12 après son inaugural Nanouk l'Esquimau, le documentariste fait montre d'une caméra assurée et maîtrisée. Il sait ce qu'il veut filmer et comment le mettre en valeur, dévoilant nombre de compositions marquées, et marquantes. Bien que le film s'autorise parfois quelques longueurs, la plupart des scènes est fascinante ou magnifique, souvent les deux à la fois - on retiendra notamment la première apparition, spectrale, du requin pèlerin déformé par les rides de l'eau, véritable point fort du film. Flaherty semble avoir tiré quelques leçons du cinéma soviétique, s'y référant implicitement à travers son montage ou certains plans, comme celui de l'homme en contre-plongée dans la carrière de pierre qui n'est pas sans rappeler une séquence similaire dans Le Sel de Svanétie de Kalatozov.
Le cinéaste s'applique surtout à perdre ses personnages dans des plans larges ou panoramiques, renforçant en comparaison la grandeur et la puissance des éléments qui les entourent. Car ce sont eux les véritables protagonistes du récit, entre la roche abrupte et ses profils escarpés et la fougue de l'océan dont les vagues viennent s'écraser sur les falaises, monumentales. Rares sont ceux qui filment la mer avec autant de révérence que Flaherty. En ce sens, les scènes finales de la tempête sont particulièrement équivoques. Les embruns semblent crever l'écran et octroient à l’œuvre une texture presque sensible.

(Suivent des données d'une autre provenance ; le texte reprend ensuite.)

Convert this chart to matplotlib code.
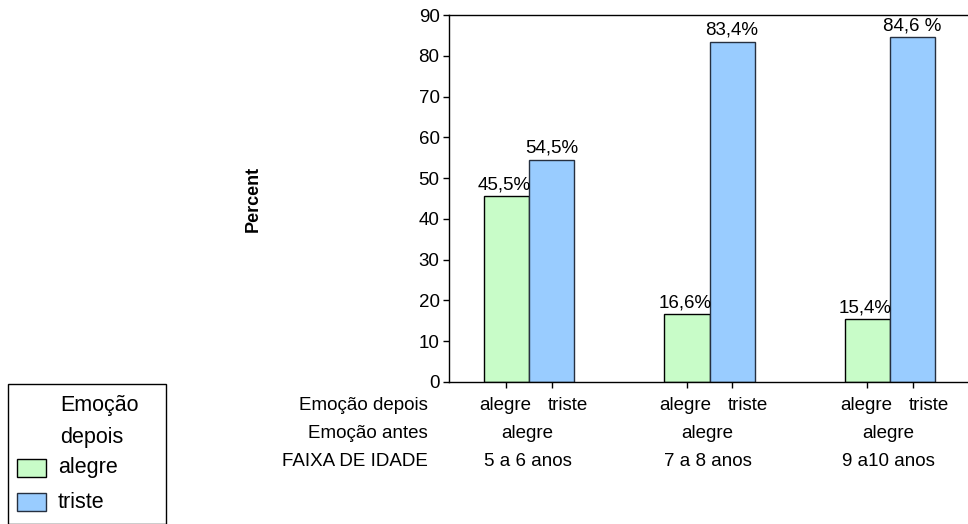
import matplotlib
matplotlib.use("Agg")
import matplotlib.pyplot as plt
from matplotlib.patches import Rectangle
import matplotlib.transforms as mtrans
import numpy as np

age_groups = ["5 a 6 anos", "7 a 8 anos", "9 a10 anos"]
emocao_antes = ["alegre", "alegre", "alegre"]
series_names = ["alegre", "triste"]
alegre_vals = [45.5, 16.6, 15.4]
triste_vals = [54.5, 83.4, 84.6]
alegre_labels = ["45,5%", "16,6%", "15,4%"]
triste_labels = ["54,5%", "83,4%", "84,6 %"]
yticks = [0, 10, 20, 30, 40, 50, 60, 70, 80, 90]

green = "#c8fcc8"
blue = "#99ccff"
blue_edge = "#263040"

plt.rcParams['font.family'] = ['Liberation Sans', 'DejaVu Sans']

W, H = 968, 524
fig = plt.figure(figsize=(W / 100, H / 100), dpi=100)

ax_left, ax_right, ax_top, ax_bot = 449, 985, 15, 382
ax = fig.add_axes([ax_left / W, 1 - ax_bot / H, (ax_right - ax_left) / W, (ax_bot - ax_top) / H])

x = np.arange(len(age_groups))
bw = 0.25
b1 = ax.bar(x - bw / 2, alegre_vals, bw, color=green, edgecolor="black", linewidth=1.0, zorder=2)
b2 = ax.bar(x + bw / 2, triste_vals, bw, color=blue, edgecolor=blue_edge, linewidth=1.0, zorder=2)

px_per_unit = 180.5
ax.set_xlim(-(529 - ax_left) / px_per_unit, (ax_right - 529) / px_per_unit)
ax.set_ylim(0, 90)
ax.set_yticks(yticks)
ax.tick_params(axis='y', labelsize=13.5, length=4.3, width=1, pad=2.5, colors="black")

xt = np.sort(np.concatenate([x - bw / 2, x + bw / 2]))
ax.set_xticks(xt)
ax.set_xticklabels([""] * len(xt))
ax.tick_params(axis='x', length=4.3, width=1, colors="black")

for sp in ["left", "bottom", "top"]:
    ax.spines[sp].set_linewidth(1.0)
    ax.spines[sp].set_color("black")
ax.spines["right"].set_visible(False)

for rect, lab in zip(b1, alegre_labels):
    ax.annotate(lab, (rect.get_x() + rect.get_width() / 2, rect.get_height()),
                xytext=(-1.5, 5), textcoords="offset points", ha="center", va="baseline", fontsize=13.5)
for rect, lab in zip(b2, triste_labels):
    ax.annotate(lab, (rect.get_x() + rect.get_width() / 2, rect.get_height()),
                xytext=(0, 5), textcoords="offset points", ha="center", va="baseline", fontsize=13.5)

ax.set_ylabel("Percent", fontsize=13, fontweight="bold")
ax.yaxis.label.set_va("center")
ax.yaxis.set_label_coords((253 - ax_left) / (ax_right - ax_left), 0.5)

# category rows below the axis
trans = mtrans.blended_transform_factory(ax.transData, fig.transFigure)
row1 = 1 - 406 / H
for i in range(len(age_groups)):
    ax.annotate(series_names[0], (x[i] - bw / 2, row1), xycoords=trans, xytext=(-1, 0),
                textcoords="offset points", ha="center", va="center", fontsize=13.5, annotation_clip=False)
    ax.annotate(series_names[1], (x[i] + bw / 2, row1), xycoords=trans, xytext=(11.5, 0),
                textcoords="offset points", ha="center", va="center", fontsize=13.5, annotation_clip=False)
    ax.annotate(emocao_antes[i], (x[i], 1 - 433 / H), xycoords=trans, xytext=(-1.5, 0),
                textcoords="offset points", ha="center", va="center", fontsize=13.5, annotation_clip=False)
    ax.annotate(age_groups[i], (x[i], 1 - 461 / H), xycoords=trans, xytext=(-1, 0),
                textcoords="offset points", ha="center", va="center", fontsize=13.5, annotation_clip=False)
for txt, yy in [("Emoção depois", 406), ("Emoção antes", 433), ("FAIXA DE IDADE", 461)]:
    fig.text(428 / W, 1 - yy / H, txt, ha="right", va="center", fontsize=13.5)

# legend (drawn manually)
fig.patches.append(Rectangle((8 / W, 0), (166 - 8) / W, 1 - 384 / H, transform=fig.transFigure,
                             fill=False, edgecolor="black", linewidth=1.0))
fig.text(60 / W, 1 - 405 / H, "Emoção", ha="left", va="center", fontsize=15.5)
fig.text(60 / W, 1 - 438 / H, "depois", ha="left", va="center", fontsize=15.5)
for (name, col, ec, y0) in [(series_names[0], green, "black", 459), (series_names[1], blue, blue_edge, 493)]:
    fig.patches.append(Rectangle((17 / W, 1 - (y0 + 18) / H), 29 / W, 18 / H, transform=fig.transFigure,
                                 facecolor=col, edgecolor=ec, linewidth=1.0))
    fig.text(58 / W, 1 - (y0 + 9) / H, name, ha="left", va="center", fontsize=15.5)

fig.savefig("out.png", dpi=100)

L'atmosphère de L'Homme d'Aran est complimentée par des effets sonores pertinents et une bande originale d'inspiration folklorique du meilleur effet. Début du parlant oblige, les personnages aussi donnent de la voix tout au long du métrage ; mais les dialogues n'ont pas grande importance. Ce sont davantage des faire-valoir, pour que le film ne soit pas muet, mais Flaherty le réalise comme s'il l'était et ses images parlent d'elles-mêmes. Rajoutés en post-synchronisation, ils sont de toutes façons difficilement compréhensibles à travers le patois irlandais des insulaires à l'accent aussi dur que la roche dont est faite leur île.
L’œuvre s'inscrit dans la mouvance de l'ethnofiction, genre docu-fictif qui s'intéresse à l'existence des Hommes à travers sa reconstitution par ceux qui la vivent au quotidien. Les personnages sont les acteurs de leur propre vie (La famille n'en est pas réellement une) et certaines scènes sont ostensiblement montées, les plans trahissant la nécessité de faire plusieurs prises. Mais L'Homme d'Aran n'en reste pas moins un documentaire en ceci qu'il témoigne d'un mode de vie bien réel, fut-il romancé et reconstitué pour les besoins d'une caméra attentive. D'aucuns s'en offusqueront ; à ceux-là, je répondrai le même argument que celui cité par Roger Ebert dans sa critique de Nanouk...
C'est une mise en scène, peut-être, mais la séquence de la chasse au requin pèlerin nécessitait tout de même de, et bien, chasser un requin pèlerin - l'un des plus grands animaux marins de notre planète, soit dit en passant - et il n'avait pas lu le script, lui.